# GOAL:
Scan the records below for the line with "Reproduce this chart with matplotlib." and the line with "plt.rcParams['mathtext.rm'] = 'Liberation", and retype that range exactly, both ends included, pictures excepted.

# DATA FOR THIS EXERCISE:

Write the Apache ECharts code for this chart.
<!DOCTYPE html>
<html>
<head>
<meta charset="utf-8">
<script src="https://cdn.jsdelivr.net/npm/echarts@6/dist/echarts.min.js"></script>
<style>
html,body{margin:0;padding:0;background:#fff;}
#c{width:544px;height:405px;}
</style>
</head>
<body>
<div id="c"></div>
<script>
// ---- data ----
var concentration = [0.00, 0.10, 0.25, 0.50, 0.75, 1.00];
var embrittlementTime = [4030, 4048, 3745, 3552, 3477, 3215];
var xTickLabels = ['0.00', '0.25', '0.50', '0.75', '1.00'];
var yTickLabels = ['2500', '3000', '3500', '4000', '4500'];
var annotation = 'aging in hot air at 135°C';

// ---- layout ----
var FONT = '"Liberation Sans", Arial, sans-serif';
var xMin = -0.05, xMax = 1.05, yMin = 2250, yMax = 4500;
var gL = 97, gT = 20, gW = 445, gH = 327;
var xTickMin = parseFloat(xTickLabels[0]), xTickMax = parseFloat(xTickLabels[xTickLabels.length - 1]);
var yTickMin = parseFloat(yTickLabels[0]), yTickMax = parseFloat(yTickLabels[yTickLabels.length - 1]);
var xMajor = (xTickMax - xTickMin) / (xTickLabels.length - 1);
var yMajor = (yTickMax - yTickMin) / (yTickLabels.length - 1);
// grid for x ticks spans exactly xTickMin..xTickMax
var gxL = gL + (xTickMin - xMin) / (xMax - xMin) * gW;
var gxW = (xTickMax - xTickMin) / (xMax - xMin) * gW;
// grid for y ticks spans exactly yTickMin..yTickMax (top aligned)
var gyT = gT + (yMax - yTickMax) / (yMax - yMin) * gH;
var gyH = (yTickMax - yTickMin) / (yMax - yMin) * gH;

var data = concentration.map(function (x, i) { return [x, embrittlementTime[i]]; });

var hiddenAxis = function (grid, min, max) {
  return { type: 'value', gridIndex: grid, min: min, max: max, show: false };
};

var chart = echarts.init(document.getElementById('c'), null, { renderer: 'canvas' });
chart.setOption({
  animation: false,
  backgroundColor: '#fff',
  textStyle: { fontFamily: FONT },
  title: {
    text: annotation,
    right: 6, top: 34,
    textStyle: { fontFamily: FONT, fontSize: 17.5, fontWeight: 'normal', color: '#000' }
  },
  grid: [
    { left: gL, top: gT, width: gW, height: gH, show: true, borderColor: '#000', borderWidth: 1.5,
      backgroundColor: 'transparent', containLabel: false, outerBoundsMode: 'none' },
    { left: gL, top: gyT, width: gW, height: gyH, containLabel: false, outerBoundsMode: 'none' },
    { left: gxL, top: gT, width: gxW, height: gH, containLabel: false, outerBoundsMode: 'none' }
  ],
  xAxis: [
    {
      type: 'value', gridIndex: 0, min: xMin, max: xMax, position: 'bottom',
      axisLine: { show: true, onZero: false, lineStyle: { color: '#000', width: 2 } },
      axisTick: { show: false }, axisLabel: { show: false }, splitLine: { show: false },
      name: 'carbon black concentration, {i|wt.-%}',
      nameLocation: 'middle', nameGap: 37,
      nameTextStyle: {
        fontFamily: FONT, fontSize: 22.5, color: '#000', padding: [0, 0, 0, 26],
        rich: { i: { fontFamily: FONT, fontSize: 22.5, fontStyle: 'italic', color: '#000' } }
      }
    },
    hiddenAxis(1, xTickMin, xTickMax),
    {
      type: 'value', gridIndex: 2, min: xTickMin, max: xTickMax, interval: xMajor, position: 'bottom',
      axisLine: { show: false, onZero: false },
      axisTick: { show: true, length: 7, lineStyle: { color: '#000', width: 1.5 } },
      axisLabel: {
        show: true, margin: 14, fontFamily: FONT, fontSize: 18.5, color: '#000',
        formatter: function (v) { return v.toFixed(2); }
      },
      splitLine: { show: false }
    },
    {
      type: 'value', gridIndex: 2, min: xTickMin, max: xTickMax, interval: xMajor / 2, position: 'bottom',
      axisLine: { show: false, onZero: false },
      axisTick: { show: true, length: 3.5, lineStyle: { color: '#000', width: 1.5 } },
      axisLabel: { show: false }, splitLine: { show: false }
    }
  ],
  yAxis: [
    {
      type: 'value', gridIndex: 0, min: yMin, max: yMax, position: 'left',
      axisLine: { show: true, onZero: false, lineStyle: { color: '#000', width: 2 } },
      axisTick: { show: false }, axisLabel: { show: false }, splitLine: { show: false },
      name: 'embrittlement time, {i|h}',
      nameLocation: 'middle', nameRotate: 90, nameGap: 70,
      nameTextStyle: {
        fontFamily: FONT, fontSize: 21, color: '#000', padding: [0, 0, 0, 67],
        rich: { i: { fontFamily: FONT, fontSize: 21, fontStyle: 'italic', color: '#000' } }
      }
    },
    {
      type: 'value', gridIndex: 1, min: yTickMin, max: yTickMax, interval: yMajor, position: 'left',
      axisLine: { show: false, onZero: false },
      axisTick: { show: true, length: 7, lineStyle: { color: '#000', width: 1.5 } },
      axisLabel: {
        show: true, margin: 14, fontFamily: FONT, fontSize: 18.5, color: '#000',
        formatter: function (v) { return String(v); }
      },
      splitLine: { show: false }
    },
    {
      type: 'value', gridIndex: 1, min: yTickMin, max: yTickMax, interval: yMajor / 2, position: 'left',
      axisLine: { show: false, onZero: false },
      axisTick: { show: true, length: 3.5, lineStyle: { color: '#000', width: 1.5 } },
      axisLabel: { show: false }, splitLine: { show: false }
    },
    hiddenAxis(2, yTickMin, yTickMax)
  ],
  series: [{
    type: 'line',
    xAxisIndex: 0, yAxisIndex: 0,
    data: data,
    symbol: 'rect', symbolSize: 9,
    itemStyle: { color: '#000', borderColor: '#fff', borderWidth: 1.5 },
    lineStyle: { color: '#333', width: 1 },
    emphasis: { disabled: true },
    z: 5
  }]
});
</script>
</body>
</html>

...

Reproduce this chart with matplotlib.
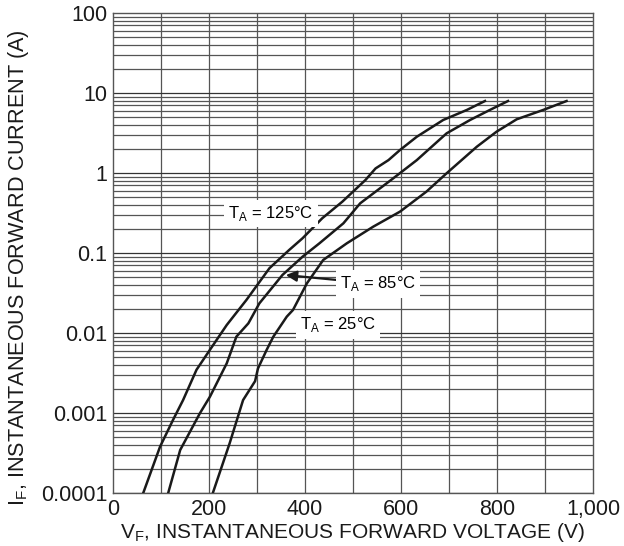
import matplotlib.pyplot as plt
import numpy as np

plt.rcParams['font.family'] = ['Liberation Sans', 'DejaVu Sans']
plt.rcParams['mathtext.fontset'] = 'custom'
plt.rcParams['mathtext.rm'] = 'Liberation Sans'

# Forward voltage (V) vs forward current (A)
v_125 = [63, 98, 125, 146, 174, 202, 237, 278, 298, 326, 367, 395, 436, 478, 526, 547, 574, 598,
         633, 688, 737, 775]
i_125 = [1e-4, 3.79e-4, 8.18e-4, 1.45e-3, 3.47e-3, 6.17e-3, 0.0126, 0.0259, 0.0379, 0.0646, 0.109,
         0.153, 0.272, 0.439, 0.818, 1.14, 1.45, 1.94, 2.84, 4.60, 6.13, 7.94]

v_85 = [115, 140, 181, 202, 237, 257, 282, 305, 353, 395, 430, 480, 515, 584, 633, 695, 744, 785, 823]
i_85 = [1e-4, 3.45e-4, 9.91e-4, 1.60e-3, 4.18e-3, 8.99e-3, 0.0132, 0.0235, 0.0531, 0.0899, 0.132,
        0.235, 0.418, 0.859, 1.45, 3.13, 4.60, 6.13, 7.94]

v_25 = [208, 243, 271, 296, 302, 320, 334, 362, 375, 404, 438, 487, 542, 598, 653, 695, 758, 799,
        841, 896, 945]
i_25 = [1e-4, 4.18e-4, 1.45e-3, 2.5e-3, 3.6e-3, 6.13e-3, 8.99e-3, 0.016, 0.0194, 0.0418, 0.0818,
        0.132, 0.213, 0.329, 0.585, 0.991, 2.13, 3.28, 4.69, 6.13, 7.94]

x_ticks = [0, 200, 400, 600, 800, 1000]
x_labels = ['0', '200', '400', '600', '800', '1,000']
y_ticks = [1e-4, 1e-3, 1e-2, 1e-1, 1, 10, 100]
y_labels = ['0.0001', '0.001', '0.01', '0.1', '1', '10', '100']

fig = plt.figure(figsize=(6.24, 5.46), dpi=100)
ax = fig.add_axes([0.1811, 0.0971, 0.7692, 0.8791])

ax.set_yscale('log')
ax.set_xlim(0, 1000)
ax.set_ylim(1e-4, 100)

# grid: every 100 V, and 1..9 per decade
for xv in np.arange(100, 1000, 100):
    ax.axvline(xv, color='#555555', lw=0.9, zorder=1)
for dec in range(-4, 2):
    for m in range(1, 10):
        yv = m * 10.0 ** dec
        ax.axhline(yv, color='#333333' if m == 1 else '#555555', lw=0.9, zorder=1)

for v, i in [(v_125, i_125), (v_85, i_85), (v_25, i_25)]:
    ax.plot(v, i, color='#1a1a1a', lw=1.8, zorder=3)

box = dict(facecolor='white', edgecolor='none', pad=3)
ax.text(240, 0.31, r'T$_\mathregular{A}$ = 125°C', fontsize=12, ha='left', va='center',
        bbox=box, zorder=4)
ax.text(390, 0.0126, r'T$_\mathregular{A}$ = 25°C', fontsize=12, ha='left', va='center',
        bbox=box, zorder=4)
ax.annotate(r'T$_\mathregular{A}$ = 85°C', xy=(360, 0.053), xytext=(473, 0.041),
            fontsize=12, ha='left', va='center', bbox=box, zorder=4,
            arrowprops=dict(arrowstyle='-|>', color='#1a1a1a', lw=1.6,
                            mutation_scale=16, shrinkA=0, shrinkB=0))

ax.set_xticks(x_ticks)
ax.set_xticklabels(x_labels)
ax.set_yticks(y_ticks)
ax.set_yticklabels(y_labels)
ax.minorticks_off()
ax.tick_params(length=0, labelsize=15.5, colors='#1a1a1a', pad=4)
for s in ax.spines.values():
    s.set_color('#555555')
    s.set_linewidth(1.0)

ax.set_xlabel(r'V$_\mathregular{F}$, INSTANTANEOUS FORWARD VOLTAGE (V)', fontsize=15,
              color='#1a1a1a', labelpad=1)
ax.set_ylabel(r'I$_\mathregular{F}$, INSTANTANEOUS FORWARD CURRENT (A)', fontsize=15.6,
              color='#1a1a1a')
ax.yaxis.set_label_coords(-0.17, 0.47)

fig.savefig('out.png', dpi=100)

# SOLUTION FOR THIS TASK:
Reproduce this chart with matplotlib.
import matplotlib.pyplot as plt
import numpy as np

plt.rcParams['font.family'] = ['Liberation Sans', 'DejaVu Sans']
plt.rcParams['mathtext.fontset'] = 'custom'
plt.rcParams['mathtext.rm'] = 'Liberation Sans'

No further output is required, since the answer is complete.